TASK BRIEF
Give back the full listing verbatim, apart from its images.

═════ INFORMATION SUPPLIED

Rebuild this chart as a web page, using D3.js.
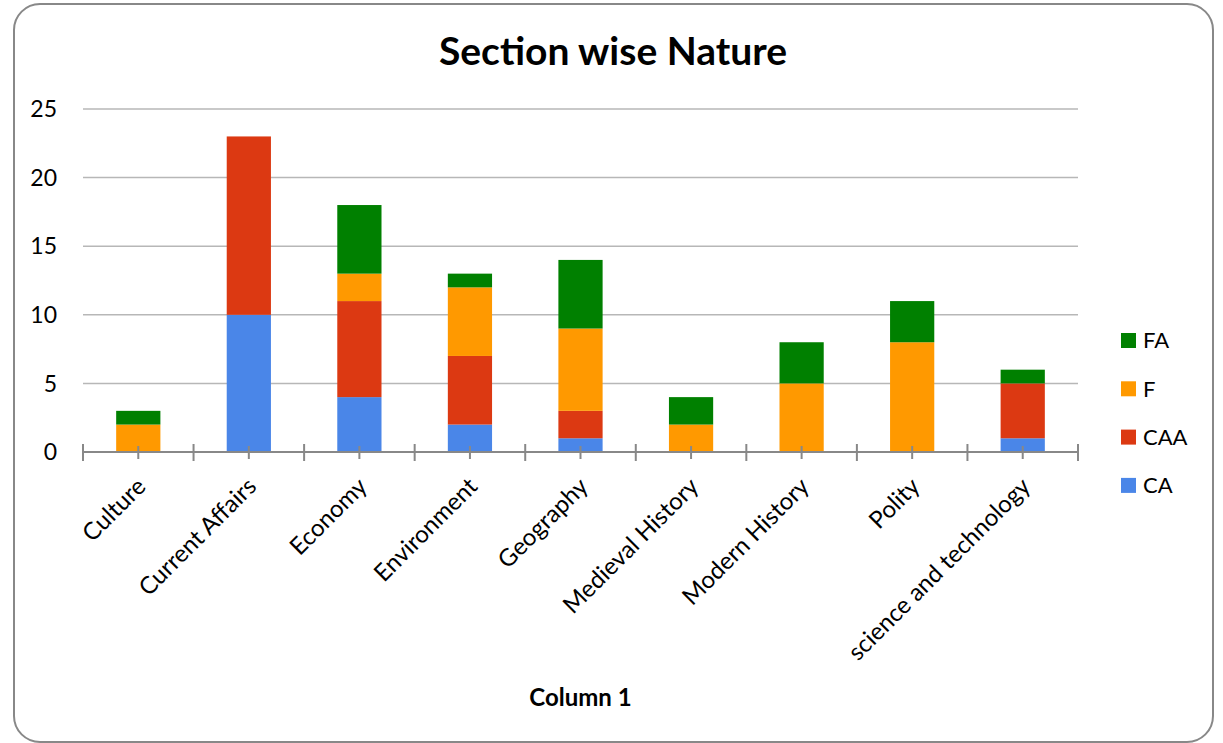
<!DOCTYPE html>
<html>
<head>
<meta charset="utf-8">
<script src="https://cdn.jsdelivr.net/npm/d3@7"></script>
<style>
  html, body { margin: 0; padding: 0; background: #fff; }
  svg { display: block; }
  text { font-family: Lato, "Open Sans", sans-serif; fill: #000; }
</style>
</head>
<body>
<svg id="chart" width="1223" height="743"></svg>
<script>
const categories = ["Culture", "Current Affairs", "Economy", "Environment", "Geography", "Medieval History", "Modern History", "Polity", "science and technology"];
const seriesNames = ["CA", "CAA", "F", "FA"];
const CA  = [0, 10, 4, 2, 1, 0, 0, 0, 1];
const CAA = [0, 13, 7, 5, 2, 0, 0, 0, 4];
const F   = [2, 0, 2, 5, 6, 2, 5, 8, 0];
const FA  = [1, 0, 5, 1, 5, 2, 3, 3, 1];
const yTicks = [0, 5, 10, 15, 20, 25];
const colors = {CA: "#4a86e8", CAA: "#dc3912", F: "#ff9900", FA: "#008000"};

const seriesValues = {CA, CAA, F, FA};
const table = categories.map((c, i) => {
  const row = {category: c};
  seriesNames.forEach(s => row[s] = seriesValues[s][i]);
  return row;
});

const svg = d3.select("#chart");
const plotLeft = 83, plotRight = 1078, plotTop = 109, plotBottom = 452;

// outer border
svg.append("rect")
  .attr("x", 14).attr("y", 4).attr("width", 1199).attr("height", 738)
  .attr("rx", 26).attr("ry", 26)
  .attr("fill", "#fff").attr("stroke", "#888").attr("stroke-width", 2);

const x = d3.scaleBand().domain(categories).range([plotLeft, plotRight]).paddingInner(0).paddingOuter(0);
const y = d3.scaleLinear().domain([0, 25]).range([plotBottom, plotTop]);

// gridlines
svg.append("g").selectAll("line").data(yTicks.filter(t => t > 0)).join("line")
  .attr("x1", plotLeft).attr("x2", plotRight)
  .attr("y1", d => y(d)).attr("y2", d => y(d))
  .attr("stroke", "#b7b7b7").attr("stroke-width", 1.5);

// y labels
svg.append("g").selectAll("text").data(yTicks).join("text")
  .attr("x", 57).attr("y", d => y(d)).attr("dy", "0.36em")
  .attr("text-anchor", "end").attr("font-size", 23).text(d => d);

// stacked bars
const stack = d3.stack().keys(seriesNames)(table);
const bw = x.bandwidth() * 0.4;
svg.append("g").selectAll("g").data(stack).join("g")
  .attr("fill", d => colors[d.key])
  .selectAll("rect").data(d => d.filter(p => p[1] - p[0] > 0)).join("rect")
  .attr("x", d => x(d.data.category) + (x.bandwidth() - bw) / 2)
  .attr("width", bw)
  .attr("y", d => y(d[1]))
  .attr("height", d => y(d[0]) - y(d[1]));

// x axis
const axis = svg.append("g");
axis.append("line").attr("x1", plotLeft).attr("x2", plotRight).attr("y1", plotBottom).attr("y2", plotBottom)
  .attr("stroke", "#888").attr("stroke-width", 2);
const bounds = categories.map(c => x(c)).concat([plotRight]);
axis.selectAll("line.major").data(bounds).join("line").attr("class", "major")
  .attr("x1", d => d).attr("x2", d => d).attr("y1", plotBottom - 8).attr("y2", plotBottom + 9)
  .attr("stroke", "#888").attr("stroke-width", 2);
axis.selectAll("line.minor").data(categories).join("line").attr("class", "minor")
  .attr("x1", d => x(d) + x.bandwidth() / 2).attr("x2", d => x(d) + x.bandwidth() / 2)
  .attr("y1", plotBottom - 6).attr("y2", plotBottom + 7)
  .attr("stroke", "#888").attr("stroke-width", 2);

// x labels
svg.append("g").selectAll("text").data(categories).join("text")
  .attr("text-anchor", "end").attr("font-size", 24)
  .attr("transform", d => `translate(${x(d) + x.bandwidth() / 2 + 9},${plotBottom + 36}) rotate(-45)`)
  .text(d => d);

// title
svg.append("text").attr("x", 613).attr("y", 65).attr("text-anchor", "middle")
  .attr("font-size", 39).attr("font-weight", "bold").text("Section wise Nature");

// x-axis title
svg.append("text").attr("x", (plotLeft + plotRight) / 2).attr("y", 706).attr("text-anchor", "middle")
  .attr("font-size", 24).attr("font-weight", "bold").text("Column 1");

// legend
const legendOrder = ["FA", "F", "CAA", "CA"];
const lg = svg.append("g").selectAll("g").data(legendOrder).join("g")
  .attr("transform", (d, i) => `translate(1121,${340.5 + i * 48.3})`);
lg.append("rect").attr("x", 0).attr("y", -7.5).attr("width", 15).attr("height", 15).attr("fill", d => colors[d]);
lg.append("text").attr("x", 22).attr("y", 0).attr("dy", "0.36em").attr("font-size", 22).text(d => d);
</script>
</body>
</html>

══════════

RESULT OF THIS TASK
Rebuild this chart as a web page, using D3.js.
<!DOCTYPE html>
<html>
<head>
<meta charset="utf-8">
<script src="https://cdn.jsdelivr.net/npm/d3@7"></script>
<style>
  html, body { margin: 0; padding: 0; background: #fff; }
  svg { display: block; }
  text { font-family: Lato, "Open Sans", sans-serif; fill: #000; }
</style>
</head>
<body>
<svg id="chart" width="1223" height="743"></svg>
<script>
const categories = ["Culture", "Current Affairs", "Economy", "Environment", "Geography", "Medieval History", "Modern History", "Polity", "science and technology"];
const seriesNames = ["CA", "CAA", "F", "FA"];
const CA  = [0, 10, 4, 2, 1, 0, 0, 0, 1];
const CAA = [0, 13, 7, 5, 2, 0, 0, 0, 4];
const F   = [2, 0, 2, 5, 6, 2, 5, 8, 0];
const FA  = [1, 0, 5, 1, 5, 2, 3, 3, 1];
const yTicks = [0, 5, 10, 15, 20, 25];
const colors = {CA: "#4a86e8", CAA: "#dc3912", F: "#ff9900", FA: "#008000"};

const seriesValues = {CA, CAA, F, FA};
const table = categories.map((c, i) => {
  const row = {category: c};
  seriesNames.forEach(s => row[s] = seriesValues[s][i]);
  return row;
});

const svg = d3.select("#chart");
const plotLeft = 83, plotRight = 1078, plotTop = 109, plotBottom = 452;

// outer border
svg.append("rect")
  .attr("x", 14).attr("y", 4).attr("width", 1199).attr("height", 738)
  .attr("rx", 26).attr("ry", 26)
  .attr("fill", "#fff").attr("stroke", "#888").attr("stroke-width", 2);

const x = d3.scaleBand().domain(categories).range([plotLeft, plotRight]).paddingInner(0).paddingOuter(0);
const y = d3.scaleLinear().domain([0, 25]).range([plotBottom, plotTop]);

// gridlines
svg.append("g").selectAll("line").data(yTicks.filter(t => t > 0)).join("line")
  .attr("x1", plotLeft).attr("x2", plotRight)
  .attr("y1", d => y(d)).attr("y2", d => y(d))
  .attr("stroke", "#b7b7b7").attr("stroke-width", 1.5);

// y labels
svg.append("g").selectAll("text").data(yTicks).join("text")
  .attr("x", 57).attr("y", d => y(d)).attr("dy", "0.36em")
  .attr("text-anchor", "end").attr("font-size", 23).text(d => d);

// stacked bars
const stack = d3.stack().keys(seriesNames)(table);
const bw = x.bandwidth() * 0.4;
svg.append("g").selectAll("g").data(stack).join("g")
  .attr("fill", d => colors[d.key])
  .selectAll("rect").data(d => d.filter(p => p[1] - p[0] > 0)).join("rect")
  .attr("x", d => x(d.data.category) + (x.bandwidth() - bw) / 2)
  .attr("width", bw)
  .attr("y", d => y(d[1]))
  .attr("height", d => y(d[0]) - y(d[1]));

// x axis
const axis = svg.append("g");
axis.append("line").attr("x1", plotLeft).attr("x2", plotRight).attr("y1", plotBottom).attr("y2", plotBottom)
  .attr("stroke", "#888").attr("stroke-width", 2);
const bounds = categories.map(c => x(c)).concat([plotRight]);
axis.selectAll("line.major").data(bounds).join("line").attr("class", "major")
  .attr("x1", d => d).attr("x2", d => d).attr("y1", plotBottom - 8).attr("y2", plotBottom + 9)
  .attr("stroke", "#888").attr("stroke-width", 2);
axis.selectAll("line.minor").data(categories).join("line").attr("class", "minor")
  .attr("x1", d => x(d) + x.bandwidth() / 2).attr("x2", d => x(d) + x.bandwidth() / 2)
  .attr("y1", plotBottom - 6).attr("y2", plotBottom + 7)
  .attr("stroke", "#888").attr("stroke-width", 2);

// x labels
svg.append("g").selectAll("text").data(categories).join("text")
  .attr("text-anchor", "end").attr("font-size", 24)
  .attr("transform", d => `translate(${x(d) + x.bandwidth() / 2 + 9},${plotBottom + 36}) rotate(-45)`)
  .text(d => d);

// title
svg.append("text").attr("x", 613).attr("y", 65).attr("text-anchor", "middle")
  .attr("font-size", 39).attr("font-weight", "bold").text("Section wise Nature");

// x-axis title
svg.append("text").attr("x", (plotLeft + plotRight) / 2).attr("y", 706).attr("text-anchor", "middle")
  .attr("font-size", 24).attr("font-weight", "bold").text("Column 1");

// legend
const legendOrder = ["FA", "F", "CAA", "CA"];
const lg = svg.append("g").selectAll("g").data(legendOrder).join("g")
  .attr("transform", (d, i) => `translate(1121,${340.5 + i * 48.3})`);
lg.append("rect").attr("x", 0).attr("y", -7.5).attr("width", 15).attr("height", 15).attr("fill", d => colors[d]);
lg.append("text").attr("x", 22).attr("y", 0).attr("dy", "0.36em").attr("font-size", 22).text(d => d);
</script>
</body>
</html>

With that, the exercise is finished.